= Opening of the Year Festival =

Egyptian festival

The Opening of the Year Festival (wpy-rnp.t), also called the Beginning of the Year (tpy-rnp.t), Coming out of Sothis (pr.t-spd.t), the Birth of the King, and the Birth of Re (msw.t-Rꜥ), was an Egyptian festival celebrating the beginning of the year on the first of Thout. It was in correspondence with the Inundation of the Nile. The different titles were associated with different annual or semi-annual moments that fell on the same date, and possibly with different calendrical systems.

Sopdet was associated with this holiday as the goddess of the Sirius star, as were flood goddesses such as Anuket, Satis (who was also associated with Sirius), and the goddess Isis. As Sopdet did not have a specific cult, the celebration of the festival (as it coincided with the reappearance of the star Sirius) could be considered secular.

==Old Kingdom ==
The festival is attested in the Sahure and Nasuerre calendars from the Old Kingdom.
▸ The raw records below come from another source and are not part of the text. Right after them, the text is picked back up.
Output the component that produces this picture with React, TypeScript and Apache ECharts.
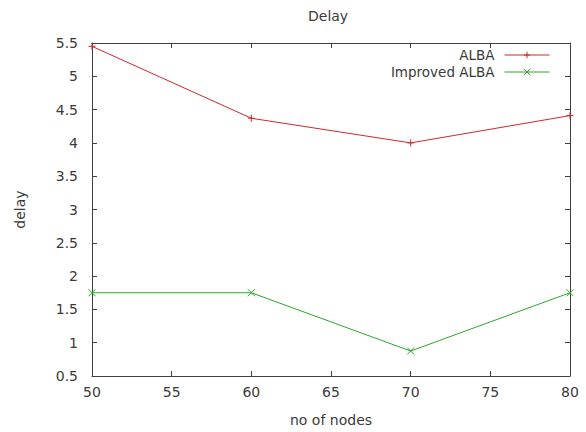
import React, { useEffect, useRef } from "react";
import * as echarts from "echarts";

const nodes = [50, 60, 70, 80];
const albaDelay = [5.45, 4.37, 4.0, 4.41];
const improvedDelay = [1.75, 1.75, 0.875, 1.75];
const seriesNames = ["ALBA", "Improved ALBA"];

const FONT = "DejaVu Sans";
const TEXT = "#3a3a3a";
const AXIS = "#404040";
const RED = "#d02828";
const GREEN = "#2aa82a";

const plusPath = "path://M4,0 L4,8 M0,4 L8,4";
const crossPath = "path://M0,0 L8,8 M8,0 L0,8";

export default function App() {
  const ref = useRef<HTMLDivElement>(null);
  useEffect(() => {
    if (!ref.current) return;
    const chart = echarts.init(ref.current, undefined, { renderer: "svg" });
    const xBase = {
      type: "value" as const,
      min: 50,
      max: 80,
      interval: 5,
      splitLine: { show: false },
      axisLine: { show: true, lineStyle: { color: AXIS, width: 1 } },
      axisTick: { show: true, inside: true, length: 5, lineStyle: { color: AXIS } },
    };
    const yBase = {
      type: "value" as const,
      min: 0.5,
      max: 5.5,
      interval: 0.5,
      splitLine: { show: false },
      axisLine: { show: true, lineStyle: { color: AXIS, width: 1 } },
      axisTick: { show: true, inside: true, length: 5, lineStyle: { color: AXIS } },
    };
    chart.setOption({
      animation: false,
      backgroundColor: "#ffffff",
      title: {
        text: "Delay",
        left: 303,
        top: 4,
        textStyle: { fontFamily: FONT, fontSize: 14, fontWeight: "normal", color: TEXT },
      },
      grid: { left: 92, right: 16, top: 43, bottom: 55 },
      legend: {
        orient: "vertical",
        right: 31,
        top: 43,
        align: "right",
        itemWidth: 45,
        itemHeight: 8,
        itemGap: 3,
        data: seriesNames,
        lineStyle: { width: 1 },
        itemStyle: { borderWidth: 1 },
        textStyle: { fontFamily: FONT, fontSize: 13.5, color: TEXT, padding: [0, 5, 0, 0] },
      },
      xAxis: [
        {
          ...xBase,
          position: "bottom",
          name: "no of nodes",
          nameLocation: "middle",
          nameGap: 37,
          nameTextStyle: { fontFamily: FONT, fontSize: 14, color: TEXT },
          axisLabel: { fontFamily: FONT, fontSize: 14, color: TEXT, margin: 9 },
        },
        { ...xBase, position: "top", axisLabel: { show: false } },
      ],
      yAxis: [
        {
          ...yBase,
          position: "left",
          name: "delay",
          nameLocation: "middle",
          nameGap: 65,
          nameTextStyle: { fontFamily: FONT, fontSize: 14, color: TEXT },
          axisLabel: { fontFamily: FONT, fontSize: 14, color: TEXT, margin: 14 },
        },
        { ...yBase, position: "right", axisLabel: { show: false } },
      ],
      series: [
        {
          name: seriesNames[0],
          type: "line",
          data: nodes.map((x, i) => [x, albaDelay[i]]),
          symbol: plusPath,
          symbolSize: 7,
          lineStyle: { color: RED, width: 1 },
          itemStyle: { color: RED, borderColor: RED, borderWidth: 1 },
        },
        {
          name: seriesNames[1],
          type: "line",
          data: nodes.map((x, i) => [x, improvedDelay[i]]),
          symbol: crossPath,
          symbolSize: 7,
          lineStyle: { color: GREEN, width: 1 },
          itemStyle: { color: GREEN, borderColor: GREEN, borderWidth: 1 },
        },
      ],
    });
    return () => chart.dispose();
  }, []);
  return (
    <div
      ref={ref}
      style={{ position: "fixed", left: 0, top: 0, width: 586, height: 432, background: "#fff" }}
    />
  );
}
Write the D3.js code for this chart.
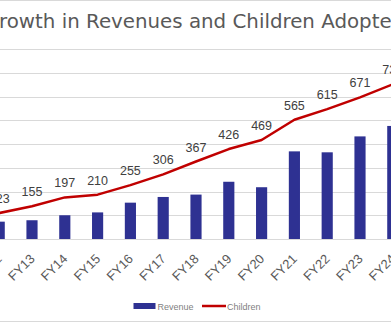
<!DOCTYPE html>
<html>
<head>
<meta charset="utf-8">
<script src="https://cdn.jsdelivr.net/npm/d3@7"></script>
<style>
  body { margin: 0; background: #fff; }
  svg { display: block; }
</style>
</head>
<body>
<script>
// Data
const years = ["FY12", "FY13", "FY14", "FY15", "FY16", "FY17", "FY18", "FY19", "FY20", "FY21", "FY22", "FY23", "FY24"];
const revenue = [0.73, 0.79, 1.0, 1.12, 1.53, 1.77, 1.87, 2.41, 2.18, 3.69, 3.65, 4.32, 4.76];
const children = [123, 155, 197, 210, 255, 306, 367, 426, 469, 565, 615, 671, 733];
const seriesNames = ["Revenue", "Children"];
const title = "Growth in Revenues and Children Adopted";

const width = 391, height = 323;
const grey = "#595959";

const svg = d3.select("body").append("svg")
    .attr("width", width)
    .attr("height", height);

// chart border (chart is cropped at the sides)
svg.append("rect")
    .attr("x", -2).attr("y", 0.5)
    .attr("width", width + 4).attr("height", 321)
    .attr("fill", "none")
    .attr("stroke", "#d9d9d9");

// Scales
const x = d3.scaleBand()
    .domain(years)
    .range([-17.2, 409.2])
    .paddingInner(0.66)
    .paddingOuter(0.33);

const yRev = d3.scaleLinear().domain([0, 8]).range([239, 49]);
const yKids = d3.scaleLinear().domain([0, 900]).range([239, 49]);

// Gridlines
svg.append("g")
    .selectAll("line")
    .data(yRev.ticks(8))
    .join("line")
    .attr("x1", -2).attr("x2", width + 2)
    .attr("y1", d => Math.round(yRev(d)) + 0.5)
    .attr("y2", d => Math.round(yRev(d)) + 0.5)
    .attr("stroke", "#d9d9d9");

// Bars
svg.append("g")
    .selectAll("rect")
    .data(revenue)
    .join("rect")
    .attr("x", (d, i) => x(years[i]))
    .attr("y", d => yRev(d))
    .attr("width", x.bandwidth())
    .attr("height", d => yRev(0) - yRev(d))
    .attr("fill", "#2e3192");

// Line
const line = d3.line()
    .x((d, i) => x(years[i]) + x.bandwidth() / 2)
    .y(d => yKids(d));

svg.append("path")
    .datum(children)
    .attr("d", line)
    .attr("fill", "none")
    .attr("stroke", "#c00000")
    .attr("stroke-width", 2.5)
    .attr("stroke-linejoin", "round");

// Data labels
svg.append("g")
    .selectAll("text")
    .data(children)
    .join("text")
    .attr("x", (d, i) => x(years[i]) + x.bandwidth() / 2)
    .attr("y", d => yKids(d) - 10)
    .attr("text-anchor", "middle")
    .attr("font-family", "Liberation Sans, Arial, sans-serif")
    .attr("font-size", 12.5)
    .attr("fill", "#404040")
    .text(d => d);

// X axis labels, rotated
svg.append("g")
    .selectAll("text")
    .data(years)
    .join("text")
    .attr("transform", d => `translate(${x(d) + x.bandwidth() / 2 - 3},253) rotate(-45)`)
    .attr("dy", "0.71em")
    .attr("text-anchor", "end")
    .attr("font-family", "Liberation Sans, Arial, sans-serif")
    .attr("font-size", 13)
    .attr("fill", grey)
    .text(d => d);

// Title: visible part runs from "r" to "e" across the cropped width
const t = svg.append("text")
    .attr("font-family", "DejaVu Sans, sans-serif")
    .attr("font-size", 17)
    .attr("fill", grey)
    .text(title.slice(1, -1));
const fs = 17 * 393 / t.node().getComputedTextLength();
t.attr("font-size", fs).text("G");
const gW = t.node().getComputedTextLength();
t.attr("x", -gW - 1).attr("y", 27.5).text(title);

// Legend
const legend = svg.append("g")
    .attr("font-family", "Liberation Sans, Arial, sans-serif")
    .attr("font-size", 9)
    .attr("fill", "#7f7f7f");

legend.append("rect")
    .attr("x", 133.5).attr("y", 303)
    .attr("width", 22).attr("height", 6)
    .attr("fill", "#2e3192");
legend.append("text")
    .attr("x", 157.5).attr("y", 309.5)
    .text(seriesNames[0]);

legend.append("line")
    .attr("x1", 202).attr("x2", 226)
    .attr("y1", 306).attr("y2", 306)
    .attr("stroke", "#c00000")
    .attr("stroke-width", 2.5);
legend.append("text")
    .attr("x", 227).attr("y", 309.5)
    .text(seriesNames[1]);
</script>
</body>
</html>
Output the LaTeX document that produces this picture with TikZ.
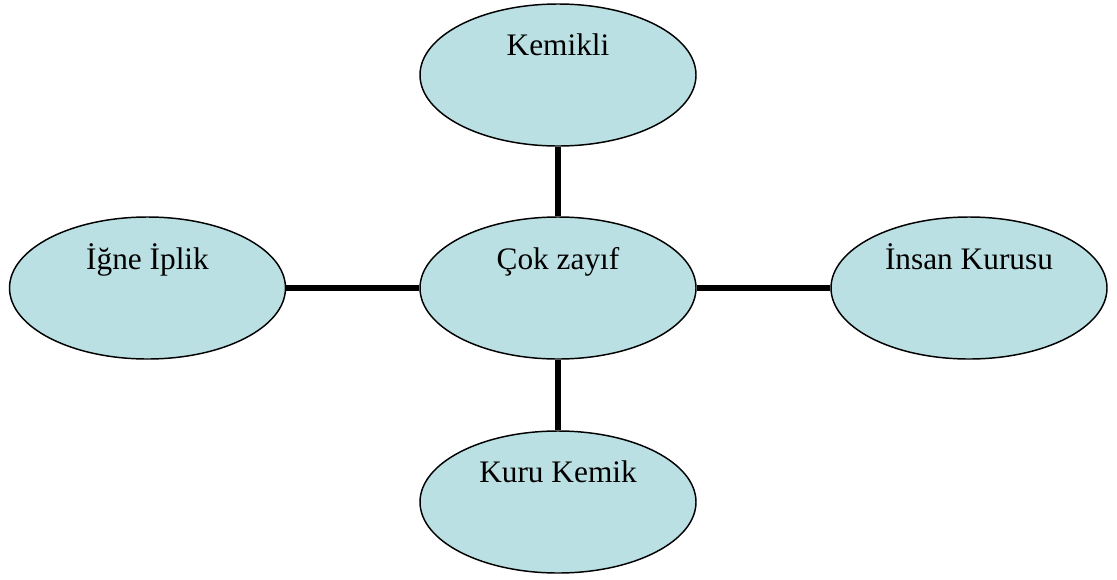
\documentclass[tikz,border=0pt]{standalone}
\usepackage{fontspec}
\setmainfont{Liberation Serif}
\usetikzlibrary{shapes.geometric}
\definecolor{bubble}{HTML}{BBE0E3}
\begin{document}
\begin{tikzpicture}[x=0.75pt,y=-0.75pt,
  ell/.style={ellipse,draw=black,line width=1.1pt,fill=bubble,inner sep=0pt,
    minimum width=207pt,minimum height=106.5pt},
  lbl/.style={anchor=base,inner sep=0pt,font=\fontsize{23.5pt}{28pt}\selectfont},
  link/.style={line width=3.8pt,black}]
\useasboundingbox (0,0) rectangle (1117,579);
\node[ell] (kem) at (558,75) {};
\node[ell] (cok) at (558,288) {};
\node[ell] (ign) at (147.5,288) {};
\node[ell] (ins) at (969,288) {};
\node[ell] (kur) at (558,502) {};
\node[lbl] (kemt) at (558,55) {Kemikli};
\node[lbl] (cokt) at (558,269) {Çok zayıf};
\node[lbl] (ignt) at (147.5,269) {İğne İplik};
\node[lbl] (inst) at (969,269) {İnsan Kurusu};
\node[lbl] (kurt) at (558,482) {Kuru Kemik};
\draw[link] (kem) -- (cok);
\draw[link] (cok) -- (kur);
\draw[link] (ign) -- (cok);
\draw[link] (cok) -- (ins);
\end{tikzpicture}
\end{document}
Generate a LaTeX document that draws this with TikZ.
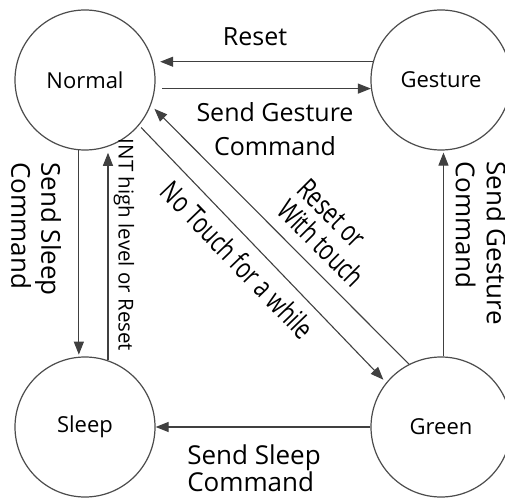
\documentclass[tikz,border=0pt]{standalone}
\usepackage{fontspec}
\setmainfont{Open Sans}
\newfontfamily\narrowfont[FakeStretch=0.74]{Open Sans}
\usetikzlibrary{arrows.meta, positioning}

\begin{document}
\begin{tikzpicture}
[x=1pt, y=-1pt,
state/.style={circle, draw=black!70, line width=1.2pt, minimum size=140pt, inner sep=0pt, font=\fontsize{22}{26}\selectfont},
trans/.style={draw=black!75, line width=1.1pt, -{Triangle[length=13pt,width=10pt]}},
lbl/.style={inner sep=0pt, font=\fontsize{25}{34}\selectfont, align=center},
slant/.style={inner sep=0pt, font=\narrowfont\fontsize{29}{29}\selectfont, align=left},
]
\useasboundingbox (0,0) rectangle (505,497);

% states
\node[state] (normal) at (85,80) {Normal};
\node[state] (gesture) at (441,80) {Gesture};
\node[state] (sleep) at (85,427) {Sleep};
\node[state] (green) at (441,427) {Green};

% transitions
\draw[trans, shorten >=7pt] (gesture.165) -- (normal.15);
\draw[trans, shorten <=7pt] (normal.-7) -- (gesture.187);
\draw[trans, shorten >=2pt] (normal.265) -- (sleep.95);
\draw[trans, shorten >=6pt] (sleep.71) -- (normal.-71);
\draw[trans, shorten <=3pt, shorten >=4pt] (normal.-40) -- (green.141);
\draw[trans, shorten >=5pt] (green.117) -- (normal.-21);
\draw[trans, shorten >=2pt] (green.88) -- (gesture.-88);
\draw[trans] (green.180) -- (sleep.0);

% labels
\node[lbl] (resetlbl) at (255,37) {Reset};
\node[lbl] (gesturelbl) at (275,129) {Send Gesture\\Command};
\node[lbl, align=left, rotate=-90, font=\fontsize{26}{30}\selectfont] (sleeplbl) at (36,229) {Send Sleep\\Command};
\node[lbl, rotate=-90, font=\fontsize{20.5}{24}\selectfont] (intlbl) at (124,245) {INT high level or Reset};
\node[lbl, align=left, rotate=-90, font=\fontsize{26}{31}\selectfont] (greenuplbl) at (481,243) {Send Gesture\\Command};
\node[lbl, align=left, font=\fontsize{26}{23}\selectfont] (greenleftlbl) at (254,468) {Send Sleep\\Command};
\node[slant, rotate=-46] (notouchlbl) at (238,260) {No Touch for a while};
\node[slant, rotate=-45] (touchlbl) at (331,233) {Reset or\\With touch};
\end{tikzpicture}
\end{document}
The regnal year was started at the New Year in the Old Kingdom.

==Middle Kingdom==
The association with the New Year and the celebration of the rising of Sopdet appears solidly for the first time in the Middle Kingdom. However, it is possible this is referenced in ivory carvings from the First Dynasty in the Old Kingdom.

The regnal year started at the New Year in the Middle Kingdom.

Record from around the time of Senusret I's reign indicate a nighttime fire lighting ritual was done on tha New Year, and on the fifth intercalary day (functionally, New Year's Eve).

==New Kingdom ==
By the Ramesside period, the term "Birth of Re (msw.t-Rꜥ)" became preferred over "Opening of the Year (wpy-rnp.t)". Beginning of the year (tpy-rnp.t) was not always used calendrically, and seems to sometimes translate to "annual". The term "front of eternity (ḥꜣ.t nḥḥ)" was also associated with the New Year (as well as other dates connected to royal accessions), and may have been a poetic way of wishing the king more years in his reign.

At least the first three days of the year were public holidays due to Opening of the Year festivities, though more are sometimes recorded. The festivities seem to have typically lasted nine days in the New Kingdom, starting on the day before the intercalary days.

== Ptolemaic and Roman periods ==

In the Ptolemaic and Roman periods, this festival involved the procession of statues held entirely within the temple. It was a national, not regional festival, celebrated in all temples, though regional specificities were noted. The statue would be carried out from the chamber where it was kept most of the time, where it was quite dark, and brought out into halls and courts with increasing amounts of sunlight. It went onto the roof, where the Opening of the Mouth ritual was performed. This and the exposure to sun was a form of spiritual revitalization.

In the Ptolemaic and Roman periods, the New Year festivities often lasted four, five, or nine days, sometimes with a festival day marked on the last day before the intercalary days.

The 'uniting of the sun-disk' (hmn itn), is recorded by Ptolemaic-Roman sources as an essential part of the New Year Feast, but there is only indirect evidence of the practice in the New Kingdom.

It is theorized that a class of artifacts, handled bowls with relief carvings depicting Horus (sometimes in the form of Harpocrates), Isis, or Serapis, and often showing lotuses, grapes, and wreaths, made of dark stone, were ritual objects used during the new year. The dark color may have been evoking Nile soil, and the circular shape and lotuses may have been evoking the sun. Grapes were associated with rebirth and Osiris, whose rebirth was associated with the Inundation. The wreath may have been referencing Osiris, the crown of justification, and the wreath given to gods in this era representing triumph over enemies. Isis's mourning of Osiris was seen as causing the Inundation with her tears, and associated her with Sothis, the star that rises in connection with the Inundation. The Inundation was regarded as a smaller scale repetition of the creation of the world.

In the Roman period, the festival was also called The Day of the Opening of the Seasons (hrw n wn tr.w), the Feast of Eternity (ḥb nḥḥ), and the Feast of Everlastingness (ḥb ḏ.t).

It has been alleged that this festival influenced the New Year Festival held at Makunduchi in Zanzibar, called Naoruz or Siku ya Mwaka. Others claim this festival has a more direct Persian influence.

Solid evidence of the festival being a celebration of Sopdet comes in the Ptolemaic period, though there are earlier references. In this period, the reference to Sirius as the "dog star" influenced the depiction of Sopdet, but otherwise does not seem to have remained in descdants of this festival, such as Coptic Nayrouz or Wafaa El-Nil (the Flooding of the Nile).

==In Modernity==
The term "the Birth of Re (msw.t-Rꜥ)" etymologically became "Mesore", the Coptic month before the intercalary days that come before Thout.